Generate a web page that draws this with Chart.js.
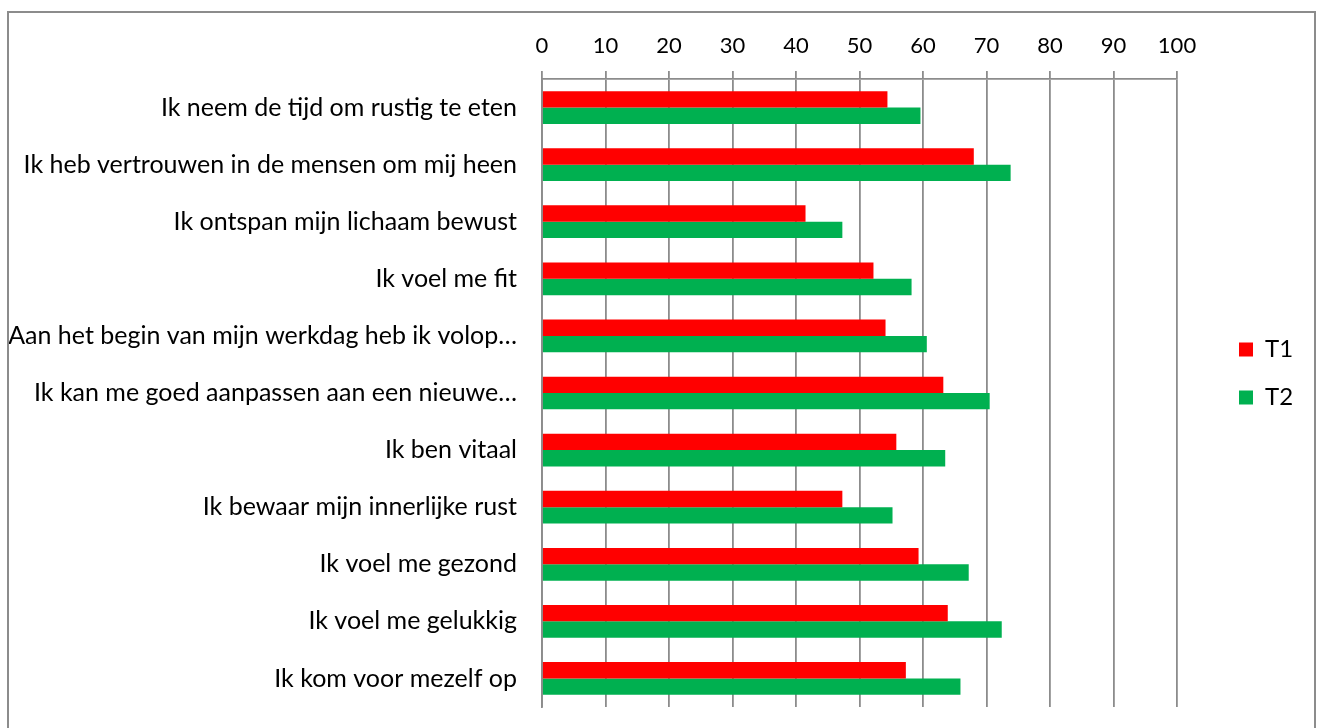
<!DOCTYPE html>
<html>
<head>
<meta charset="utf-8">
<script src="https://cdn.jsdelivr.net/npm/chart.js@4.4.1/dist/chart.umd.min.js"></script>
<style>
  html, body { margin: 0; padding: 0; background: #fff; }
  #wrap { position: relative; width: 1317px; height: 728px; overflow: hidden; }
  #frame { position: absolute; left: 7px; top: 11px; width: 1309px; height: 740px; border: 2px solid #8c8c8c; box-sizing: border-box; pointer-events: none; }
  canvas { position: absolute; left: 0; top: 0; }
</style>
</head>
<body>
<div id="wrap">
  <canvas id="c" width="1317" height="728"></canvas>
  <div id="frame"></div>
</div>
<script>
const categories = [
  "Ik neem de tijd om rustig te eten",
  "Ik heb vertrouwen in de mensen om mij heen",
  "Ik ontspan mijn lichaam bewust",
  "Ik voel me fit",
  "Aan het begin van mijn werkdag heb ik volop…",
  "Ik kan me goed aanpassen aan een nieuwe…",
  "Ik ben vitaal",
  "Ik bewaar mijn innerlijke rust",
  "Ik voel me gezond",
  "Ik voel me gelukkig",
  "Ik kom voor mezelf op"
];
const seriesNames = ["T1", "T2"];
const t1Values = [54.4, 68.0, 41.5, 52.2, 54.1, 63.2, 55.8, 47.3, 59.3, 63.9, 57.3];
const t2Values = [59.6, 73.8, 47.3, 58.2, 60.6, 70.5, 63.5, 55.2, 67.2, 72.4, 65.9];
const xTicks = [0, 10, 20, 30, 40, 50, 60, 70, 80, 90, 100];

const FONT = "Lato";
const gridColor = "#8c8c8c";
const LEGEND_PAD = 24;

const legendTweak = {
  id: "legendTweak",
  beforeLayout(chart) {
    const lg = chart.legend;
    if (lg && !lg._fixedWidth) {
      const f = lg.fit;
      lg.fit = function () { f.call(this); this.width = 140; };
      lg._fixedWidth = true;
    }
  },
  afterLayout(chart) {
    const lg = chart.legend;
    if (lg) {
      lg.left = 1239 - LEGEND_PAD;
      lg.right = lg.left + lg.width;
      lg.top = 40;
      lg.bottom = 707;
    }
  }
};

new Chart(document.getElementById("c"), {
  type: "bar",
  data: {
    labels: categories,
    datasets: [
      { label: seriesNames[0], data: t1Values, backgroundColor: "#ff0000", borderWidth: 0 },
      { label: seriesNames[1], data: t2Values, backgroundColor: "#00b050", borderWidth: 0 }
    ]
  },
  plugins: [legendTweak],
  options: {
    indexAxis: "y",
    responsive: false,
    animation: false,
    maintainAspectRatio: false,
    datasets: { bar: { categoryPercentage: 0.573, barPercentage: 1.0 } },
    layout: { padding: { left: 0, top: 14, right: 0, bottom: 21 } },
    scales: {
      x: {
        position: "top",
        min: 0, max: 100,
        afterBuildTicks: (s) => { s.ticks = xTicks.map(v => ({ value: v })); },
        afterFit: (s) => { s.height = 65; s.paddingRight = 0; s.paddingLeft = 0; },
        grid: { color: gridColor, lineWidth: 1.8, drawTicks: true, tickLength: 8, tickColor: gridColor },
        border: { display: true, color: gridColor, width: 1.8 },
        ticks: { color: "#000", font: { family: FONT, size: 22 }, padding: 12, maxRotation: 0 }
      },
      y: {
        afterFit: (s) => { s.width = 542; s.paddingTop = 0; s.paddingBottom = 0; },
        grid: { display: false, drawTicks: false },
        border: { display: true, color: gridColor, width: 1.8 },
        ticks: { color: "#000", font: { family: FONT, size: 25 }, padding: 25, autoSkip: false }
      }
    },
    plugins: {
      legend: {
        position: "right",
        labels: { color: "#000", font: { family: FONT, size: 24 }, boxWidth: 14, boxHeight: 14, padding: LEGEND_PAD }
      },
      tooltip: { enabled: false }
    }
  }
});
</script>
</body>
</html>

*Given problem*. All of the material above is to be copied exactly, except for its images.

*Correct result*.
Generate a web page that draws this with Chart.js.
<!DOCTYPE html>
<html>
<head>
<meta charset="utf-8">
<script src="https://cdn.jsdelivr.net/npm/chart.js@4.4.1/dist/chart.umd.min.js"></script>
<style>
  html, body { margin: 0; padding: 0; background: #fff; }
  #wrap { position: relative; width: 1317px; height: 728px; overflow: hidden; }
  #frame { position: absolute; left: 7px; top: 11px; width: 1309px; height: 740px; border: 2px solid #8c8c8c; box-sizing: border-box; pointer-events: none; }
  canvas { position: absolute; left: 0; top: 0; }
</style>
</head>
<body>
<div id="wrap">
  <canvas id="c" width="1317" height="728"></canvas>
  <div id="frame"></div>
</div>
<script>
const categories = [
  "Ik neem de tijd om rustig te eten",
  "Ik heb vertrouwen in de mensen om mij heen",
  "Ik ontspan mijn lichaam bewust",
  "Ik voel me fit",
  "Aan het begin van mijn werkdag heb ik volop…",
  "Ik kan me goed aanpassen aan een nieuwe…",
  "Ik ben vitaal",
  "Ik bewaar mijn innerlijke rust",
  "Ik voel me gezond",
  "Ik voel me gelukkig",
  "Ik kom voor mezelf op"
];
const seriesNames = ["T1", "T2"];
const t1Values = [54.4, 68.0, 41.5, 52.2, 54.1, 63.2, 55.8, 47.3, 59.3, 63.9, 57.3];
const t2Values = [59.6, 73.8, 47.3, 58.2, 60.6, 70.5, 63.5, 55.2, 67.2, 72.4, 65.9];
const xTicks = [0, 10, 20, 30, 40, 50, 60, 70, 80, 90, 100];

const FONT = "Lato";
const gridColor = "#8c8c8c";
const LEGEND_PAD = 24;

const legendTweak = {
  id: "legendTweak",
  beforeLayout(chart) {
    const lg = chart.legend;
    if (lg && !lg._fixedWidth) {
      const f = lg.fit;
      lg.fit = function () { f.call(this); this.width = 140; };
      lg._fixedWidth = true;
    }
  },
  afterLayout(chart) {
    const lg = chart.legend;
    if (lg) {
      lg.left = 1239 - LEGEND_PAD;
      lg.right = lg.left + lg.width;
      lg.top = 40;
      lg.bottom = 707;
    }
  }
};

new Chart(document.getElementById("c"), {
  type: "bar",
  data: {
    labels: categories,
    datasets: [
      { label: seriesNames[0], data: t1Values, backgroundColor: "#ff0000", borderWidth: 0 },
      { label: seriesNames[1], data: t2Values, backgroundColor: "#00b050", borderWidth: 0 }
    ]
  },
  plugins: [legendTweak],
  options: {
    indexAxis: "y",
    responsive: false,
    animation: false,
    maintainAspectRatio: false,
    datasets: { bar: { categoryPercentage: 0.573, barPercentage: 1.0 } },
    layout: { padding: { left: 0, top: 14, right: 0, bottom: 21 } },
    scales: {
      x: {
        position: "top",
        min: 0, max: 100,
        afterBuildTicks: (s) => { s.ticks = xTicks.map(v => ({ value: v })); },
        afterFit: (s) => { s.height = 65; s.paddingRight = 0; s.paddingLeft = 0; },
        grid: { color: gridColor, lineWidth: 1.8, drawTicks: true, tickLength: 8, tickColor: gridColor },
        border: { display: true, color: gridColor, width: 1.8 },
        ticks: { color: "#000", font: { family: FONT, size: 22 }, padding: 12, maxRotation: 0 }
      },
      y: {
        afterFit: (s) => { s.width = 542; s.paddingTop = 0; s.paddingBottom = 0; },
        grid: { display: false, drawTicks: false },
        border: { display: true, color: gridColor, width: 1.8 },
        ticks: { color: "#000", font: { family: FONT, size: 25 }, padding: 25, autoSkip: false }
      }
    },
    plugins: {
      legend: {
        position: "right",
        labels: { color: "#000", font: { family: FONT, size: 24 }, boxWidth: 14, boxHeight: 14, padding: LEGEND_PAD }
      },
      tooltip: { enabled: false }
    }
  }
});
</script>
</body>
</html>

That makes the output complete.